Second, See insists that the list should be written “without thinking about it, or trying to make a good impression on anyone, or a bad impression either” (See, p. 118). Once people give themselves the extra three seconds to think about their “important people” and their “willies” people, any help the “adaptive unconscious” (Wilson, 2002) would have lent to developing verisimilar characters is out the window. Characters do not have to make sense to the writer as they are arriving on the scene, even in their inchoate form of important people in our lives. See says of herself that the “important” people “illumine my character, shine lights into the dark cavern of my ‘self’” (p. 124); but they can only do that if they are not already selected out (during those extra three seconds) to illumine one’s character with a conscious goal in mind.

The third reason See’s advice seems to me particularly likely to work lies in the number of “important” people she proposes. See gives examples of her own important people and comes up with ten “important” people and six “willies” people, and then on occasion refers to the writer’s 10-16 people on “the list.” Evolutionary biologist Robin Dunbar notes that when people are asked to write down the names of people whose death tomorrow would devastate them (called their “sympathy group”), the average lies between 11 and 12; similarly, when people must name persons whom they contact at least once a month, the number lies between 10 and 15 (Dunbar, 1996/2004, p. 76). He notes further, “It is striking that groups of this size are common in situations where very close co-ordination of behaviour is required: juries, the inner cabinets of many governments, the number of apostles, the size of most sports teams” (ibid), and “these groups are limited by the way in which you relate emotionally to people” (p. 77). Very close co-ordination of behavior of characters would seem also to be required for the writer creating and concatenating a series of discrete emotional episodes that will move the reader. Those 10-16 people on “the list” are likely the most, in their guise as characters, with whom the writer could maintain an intimate imaginary emotional life for a sustained period of time. Of course, not all characters would have to show up in every fictional narrative, but their presence in the imagination of the writer is likely limited by this range. Indeed, See does not qualify her statement with any caveat that one need expand the list as the number of stories one writes grows, or that one need tailor the list for particular purposes. Instead, one visits and revisits the same folks again and again, discovering more about them, the characters they scaffold, and about oneself, as one goes along.

Andersen, S. M., & Glassman, N. S. (1996).

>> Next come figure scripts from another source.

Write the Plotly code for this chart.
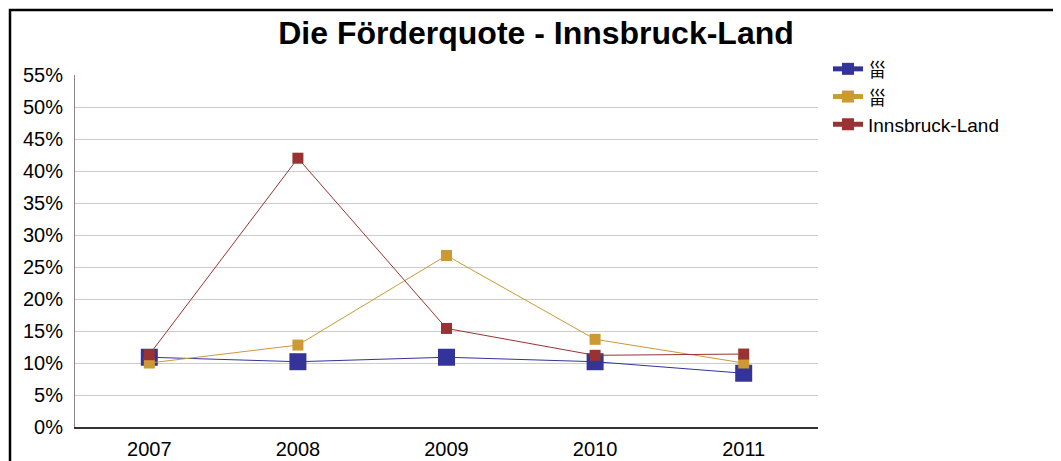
import plotly.graph_objects as go

years = ["2007", "2008", "2009", "2010", "2011"]
series_names = ["甾", "甾", "Innsbruck-Land"]
blue_vals = [10.9, 10.2, 10.9, 10.2, 8.4]
orange_vals = [10.0, 12.8, 26.8, 13.7, 10.0]
red_vals = [11.3, 42.0, 15.4, 11.2, 11.4]
y_ticks = [0, 5, 10, 15, 20, 25, 30, 35, 40, 45, 50, 55]
y_tick_labels = [f"{v}%" for v in y_ticks]

colors = ["#333399", "#CC9933", "#993333"]
sizes = [17, 11, 11]
values = [blue_vals, orange_vals, red_vals]

FONT = "Liberation Sans, Arial, sans-serif"

fig = go.Figure()
for name, vals, col, sz in zip(series_names, values, colors, sizes):
    fig.add_trace(go.Scatter(
        x=years, y=vals, name=name, mode="lines+markers",
        line=dict(color=col, width=1),
        marker=dict(symbol="square", size=sz, color=col),
    ))

OFF = 8  # page body margin
L, T, R, B = 75, 75, 818, 427
W, H = 1061 - OFF, 461 - OFF
pw, ph = R - L, B - T

def px_x(p):
    return (p - L) / pw

def px_y(p):
    return (B - p) / ph

fig.update_layout(
    width=W, height=H,
    margin=dict(l=L - OFF, r=W - (R - OFF), t=T - OFF, b=H - (B - OFF), pad=0),
    paper_bgcolor="white", plot_bgcolor="white",
    font=dict(family=FONT, size=20, color="black"),
    title=dict(text="<b>Die Förderquote - Innsbruck-Land</b>",
               x=px_x(536), xref="paper", xanchor="center",
               y=1 - (33 - OFF) / H, yanchor="middle",
               font=dict(size=32, family=FONT, color="black")),
    showlegend=True,
    legend=dict(x=px_x(828), y=px_y(50), xanchor="left", yanchor="top",
                font=dict(size=19, family=FONT), itemsizing="constant",
                bgcolor="rgba(0,0,0,0)", tracegroupgap=0),
    xaxis=dict(type="category", range=[-0.5, 4.5], showgrid=False,
               showline=True, linecolor="#333333", linewidth=1.5,
               ticks="", ticklabelstandoff=3, automargin=False,
               tickfont=dict(size=20, family=FONT), fixedrange=True),
    yaxis=dict(range=[0, 55], tickvals=y_ticks, ticktext=y_tick_labels,
               showgrid=True, gridcolor="#cccccc", gridwidth=1,
               showline=True, linecolor="#888888", linewidth=1,
               ticks="", ticklabelstandoff=7, zeroline=False, automargin=False,
               tickfont=dict(size=20, family=FONT)),
    shapes=[dict(type="rect", xref="paper", yref="paper",
                 x0=px_x(10), x1=px_x(1075), y0=px_y(475), y1=px_y(10),
                 line=dict(color="black", width=2.5), fillcolor="rgba(0,0,0,0)",
                 layer="above")],
)

fig.write_html("out.html")
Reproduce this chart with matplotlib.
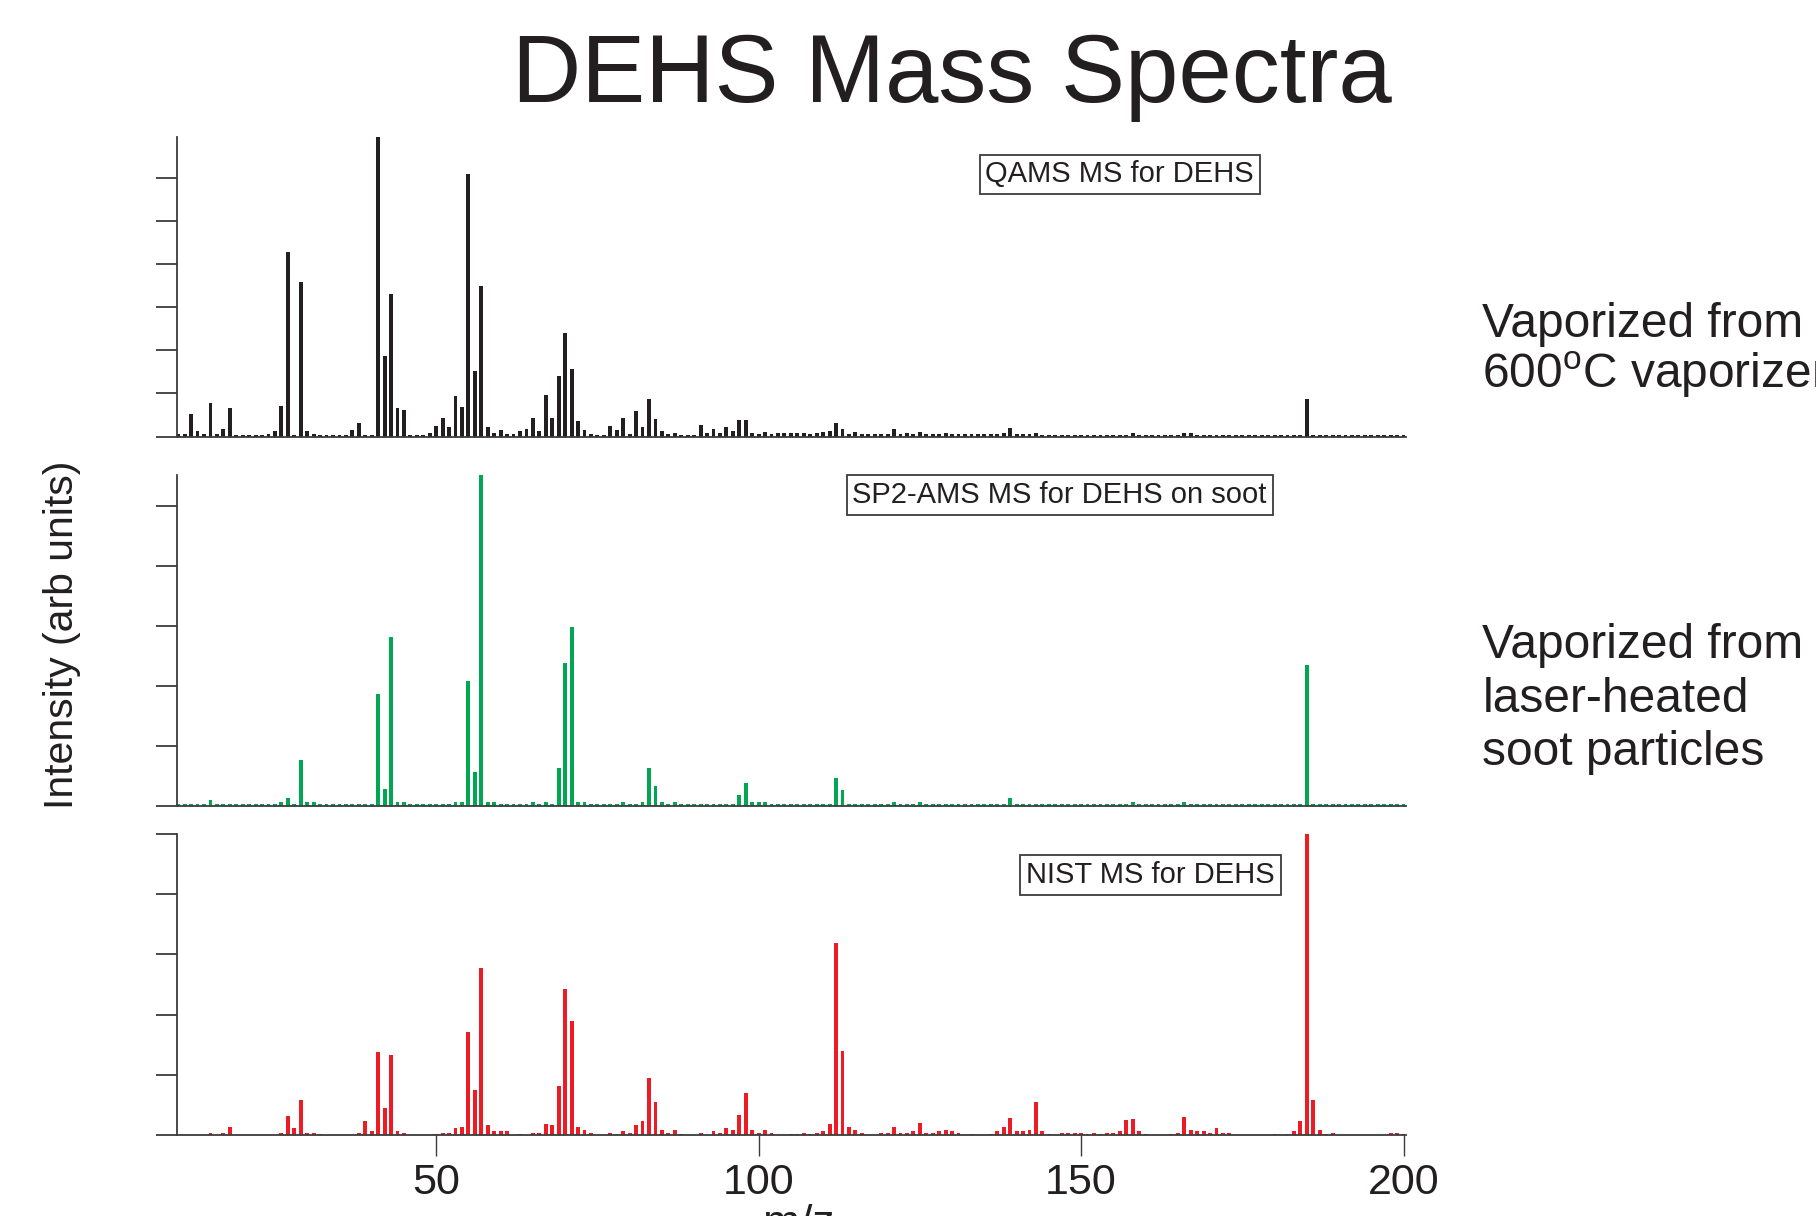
import numpy as np
import matplotlib
matplotlib.use("Agg")
import matplotlib.pyplot as plt
from matplotlib import font_manager

plt.rcParams['font.family'] = ['Liberation Sans', 'DejaVu Sans']
plt.rcParams['mathtext.fontset'] = 'custom'
plt.rcParams['mathtext.rm'] = 'Liberation Sans'

# m/z channels for the two AMS spectra (10..200)
mz_ams = list(range(10, 201))

# QAMS MS for DEHS (arb units, one y tick = 1)
qams = [
    0.05, 0.05, 0.53, 0.12, 0.05, 0.78, 0.07, 0.18, 0.67, 0.04,
    0.04, 0.04, 0.04, 0.04, 0.07, 0.12, 0.70, 4.27, 0.04, 3.58,
    0.12, 0.05, 0.04, 0.04, 0.04, 0.04, 0.04, 0.15, 0.31, 0.04,
    0.04, 6.95, 1.87, 3.31, 0.66, 0.62, 0.04, 0.04, 0.04, 0.09,
    0.25, 0.44, 0.22, 0.94, 0.69, 6.08, 1.53, 3.49, 0.22, 0.09,
    0.15, 0.06, 0.06, 0.12, 0.18, 0.44, 0.12, 0.97, 0.44, 1.41,
    2.40, 1.56, 0.35, 0.15, 0.06, 0.04, 0.04, 0.25, 0.15, 0.44,
    0.06, 0.60, 0.22, 0.88, 0.41, 0.12, 0.06, 0.09, 0.04, 0.04,
    0.04, 0.27, 0.08, 0.17, 0.08, 0.23, 0.14, 0.38, 0.38, 0.08,
    0.05, 0.10, 0.05, 0.08, 0.08, 0.08, 0.08, 0.08, 0.05, 0.08,
    0.10, 0.14, 0.32, 0.17, 0.05, 0.10, 0.05, 0.05, 0.05, 0.05,
    0.05, 0.17, 0.05, 0.08, 0.05, 0.10, 0.05, 0.05, 0.05, 0.08,
    0.05, 0.05, 0.05, 0.05, 0.05, 0.05, 0.05, 0.05, 0.08, 0.19,
    0.05, 0.05, 0.05, 0.08, 0.04, 0.04, 0.04, 0.04, 0.04, 0.04,
    0.04, 0.04, 0.04, 0.04, 0.04, 0.04, 0.04, 0.04, 0.08, 0.04,
    0.04, 0.04, 0.04, 0.04, 0.04, 0.04, 0.08, 0.08, 0.04, 0.04,
    0.04, 0.04, 0.04, 0.04, 0.04, 0.04, 0.04, 0.04, 0.04, 0.04,
    0.04, 0.04, 0.04, 0.04, 0.04, 0.86, 0.04, 0.04, 0.04, 0.04,
    0.04, 0.04, 0.04, 0.04, 0.04, 0.04, 0.04, 0.04, 0.04, 0.04,
    0.04,
]

# SP2-AMS MS for DEHS on soot
sp2 = [
    0.03, 0.03, 0.03, 0.03, 0.03, 0.10, 0.03, 0.03, 0.03, 0.03,
    0.03, 0.03, 0.03, 0.03, 0.03, 0.03, 0.06, 0.14, 0.03, 0.77,
    0.06, 0.06, 0.03, 0.03, 0.03, 0.03, 0.03, 0.03, 0.03, 0.03,
    0.03, 1.86, 0.28, 2.82, 0.06, 0.06, 0.03, 0.03, 0.03, 0.03,
    0.03, 0.03, 0.03, 0.06, 0.06, 2.08, 0.57, 5.52, 0.07, 0.06,
    0.03, 0.03, 0.03, 0.03, 0.03, 0.06, 0.03, 0.07, 0.03, 0.64,
    2.39, 2.98, 0.06, 0.06, 0.03, 0.03, 0.03, 0.03, 0.03, 0.06,
    0.03, 0.03, 0.07, 0.64, 0.34, 0.06, 0.03, 0.06, 0.03, 0.03,
    0.03, 0.03, 0.03, 0.03, 0.03, 0.03, 0.03, 0.19, 0.39, 0.06,
    0.06, 0.06, 0.03, 0.03, 0.03, 0.03, 0.03, 0.03, 0.03, 0.03,
    0.03, 0.03, 0.46, 0.26, 0.03, 0.03, 0.03, 0.03, 0.03, 0.03,
    0.03, 0.07, 0.03, 0.03, 0.03, 0.06, 0.03, 0.03, 0.03, 0.03,
    0.03, 0.03, 0.03, 0.03, 0.03, 0.03, 0.03, 0.03, 0.03, 0.14,
    0.03, 0.03, 0.03, 0.03, 0.03, 0.03, 0.03, 0.03, 0.03, 0.03,
    0.03, 0.03, 0.03, 0.03, 0.03, 0.03, 0.03, 0.03, 0.06, 0.03,
    0.03, 0.03, 0.03, 0.03, 0.03, 0.03, 0.06, 0.03, 0.03, 0.03,
    0.03, 0.03, 0.03, 0.03, 0.03, 0.03, 0.03, 0.03, 0.03, 0.03,
    0.03, 0.03, 0.03, 0.03, 0.03, 2.35, 0.03, 0.03, 0.03, 0.03,
    0.03, 0.03, 0.03, 0.03, 0.03, 0.03, 0.03, 0.03, 0.03, 0.03,
    0.03,
]

# NIST MS for DEHS (only the channels that carry a peak)
mz_nist = [15, 17, 18, 26, 27, 28, 29, 30, 31, 32,
           38, 39, 40, 41, 42, 43, 44, 45, 50, 51,
           52, 53, 54, 55, 56, 57, 58, 59, 60, 61,
           63, 65, 66, 67, 68, 69, 70, 71, 72, 73,
           74, 77, 78, 79, 80, 81, 82, 83, 84, 85,
           86, 87, 88, 91, 93, 94, 95, 96, 97, 98,
           99, 100, 101, 102, 105, 106, 107, 108, 109, 110,
           111, 112, 113, 114, 115, 116, 119, 120, 121, 122,
           123, 124, 125, 126, 127, 128, 129, 130, 131, 133,
           136, 137, 138, 139, 140, 141, 142, 143, 144, 145,
           147, 148, 149, 150, 151, 152, 153, 154, 155, 156,
           157, 158, 159, 160, 164, 165, 166, 167, 168, 169,
           170, 171, 172, 173, 180, 182, 183, 184, 185, 186,
           187, 188, 189, 198, 199, 200]
nist = [0.04, 0.04, 0.14, 0.04, 0.32, 0.11, 0.58, 0.04, 0.04, 0.01,
        0.04, 0.23, 0.07, 1.37, 0.45, 1.33, 0.07, 0.04, 0.01, 0.04,
        0.04, 0.11, 0.14, 1.71, 0.74, 2.77, 0.16, 0.07, 0.07, 0.07,
        0.01, 0.04, 0.04, 0.18, 0.16, 0.81, 2.43, 1.90, 0.14, 0.09,
        0.04, 0.04, 0.01, 0.07, 0.04, 0.16, 0.23, 0.94, 0.54, 0.09,
        0.04, 0.09, 0.01, 0.04, 0.07, 0.04, 0.11, 0.09, 0.34, 0.69,
        0.09, 0.04, 0.09, 0.04, 0.01, 0.01, 0.04, 0.01, 0.04, 0.07,
        0.18, 3.18, 1.39, 0.14, 0.09, 0.04, 0.04, 0.04, 0.14, 0.04,
        0.04, 0.07, 0.20, 0.04, 0.04, 0.07, 0.09, 0.07, 0.04, 0.01,
        0.01, 0.07, 0.14, 0.29, 0.07, 0.07, 0.09, 0.54, 0.07, 0.01,
        0.04, 0.04, 0.04, 0.04, 0.01, 0.04, 0.01, 0.04, 0.04, 0.07,
        0.25, 0.27, 0.07, 0.01, 0.01, 0.04, 0.30, 0.09, 0.07, 0.07,
        0.04, 0.11, 0.04, 0.04, 0.01, 0.01, 0.07, 0.23, 5.00, 0.58,
        0.09, 0.01, 0.04, 0.04, 0.04, 0.01]

panel_labels = ["QAMS MS for DEHS", "SP2-AMS MS for DEHS on soot", "NIST MS for DEHS"]
x_ticks = [50, 100, 150, 200]

names = {f.name for f in font_manager.fontManager.ttflist}
if 'Liberation Sans Narrow' in names:
    box_font, box_size = ['Liberation Sans Narrow', 'DejaVu Sans'], 25
else:
    box_font, box_size = ['Liberation Sans', 'DejaVu Sans'], 21

fig = plt.figure(figsize=(18.16, 12.16), dpi=100)

spine_c = '#3c3c3c'
ink = '#231f20'
panels = [
    dict(rect=[0.0976, 0.6410, 0.6767, 0.2466], top=6.95, yt=range(0, 7),
         x=mz_ams, y=qams, color='#231f20', lab=(0.767, 0.874)),
    dict(rect=[0.0976, 0.3372, 0.6767, 0.2723], top=5.52, yt=range(0, 6),
         x=mz_ams, y=sp2, color='#00a651', lab=(0.718, 0.940)),
    dict(rect=[0.0976, 0.0666, 0.6767, 0.2477], top=5.0, yt=range(0, 6),
         x=mz_nist, y=nist, color='#ed1c24', lab=(0.792, 0.863)),
]

for i, p in enumerate(panels):
    ax = fig.add_axes(p['rect'])
    ax.bar(p['x'], p['y'], width=0.6, color=p['color'], linewidth=0)
    ax.set_xlim(9.85, 200.4)
    ax.set_ylim(0, p['top'])
    for s in ['top', 'right']:
        ax.spines[s].set_visible(False)
    for s in ['left', 'bottom']:
        ax.spines[s].set_color(spine_c)
        ax.spines[s].set_linewidth(1.3)
    ax.set_yticks(list(p['yt']))
    ax.set_yticklabels([])
    ax.tick_params(axis='y', direction='out', length=15, width=1.3, color=spine_c)
    if i == 2:
        ax.set_xticks(x_ticks)
        ax.set_xticklabels([str(t) for t in x_ticks])
        ax.tick_params(axis='x', direction='out', length=15, width=1.0,
                       color=spine_c, labelsize=31, pad=5, labelcolor=ink)
    else:
        ax.set_xticks([])
    ax.text(p['lab'][0], p['lab'][1], panel_labels[i], transform=ax.transAxes,
            ha='center', va='center', fontsize=box_size, family=box_font,
            color=ink,
            bbox=dict(boxstyle='square,pad=0.2', fc='white', ec=spine_c, lw=1.3))

fig.text(0.524, 0.916, "DEHS Mass Spectra", ha='center', va='baseline',
         fontsize=69, color=ink)

fig.text(0.0402, 0.478, "Intensity (arb units)", rotation=90, rotation_mode='anchor',
         ha='center', va='baseline', fontsize=29.5, color=ink)

# x label sits mostly below the bottom edge, as in the original
fig.text(0.44, -0.0168, "m/z", ha='center', va='baseline', fontsize=32, color=ink)

side_lines = [("Vaporized from", 0.7229),
              ("600$^{\\mathrm{o}}$C vaporizer", 0.6809),
              ("Vaporized from", 0.4589),
              ("laser-heated", 0.4145),
              ("soot particles", 0.3709)]
for txt, yy in side_lines:
    fig.text(0.8163, yy, txt, ha='left', va='baseline', fontsize=34.5, color=ink)

fig.savefig("out.png", dpi=100)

Responding to significant others when they are not there: Effects on interpersonal inference, motivation, and affect. In R. M. Sorrentino & E. T. Higgins (Eds.) Handbook of motivation and cognition, Vol. 3 (pp. 262-321). New York: Guilford.

Doyle, C. L. (1998). The writer tells: The creative process in the writing of literary fiction. Creativity Research Journal, 11, 29-37.

Dunbar, R. (1996/2004). Grooming, gossip and the evolution of language. London: Faber and Faber.

See, C. (2002). Making a literary life: Advice for writers and other dreamers. New York: Random House.

Shah, J. (2003). The motivational looking glass: How significant others implicitly affect goal appraisals. Journal of Personality and Social Psychology, 85, 424-439.

Taylor, M., Hodges, S. D., & Kohányi, A. (2002/2003). The illusion of independent agency: Do adult fiction writers experience their characters as having minds of their own? Imagination, Cognition and Personality, 22 (4), 361-380.

Wilson, T. D. (2002). Strangers to ourselves: Discovering the adaptive unconscious. Cambridge, MA: The Belknap Press of Harvard University Press.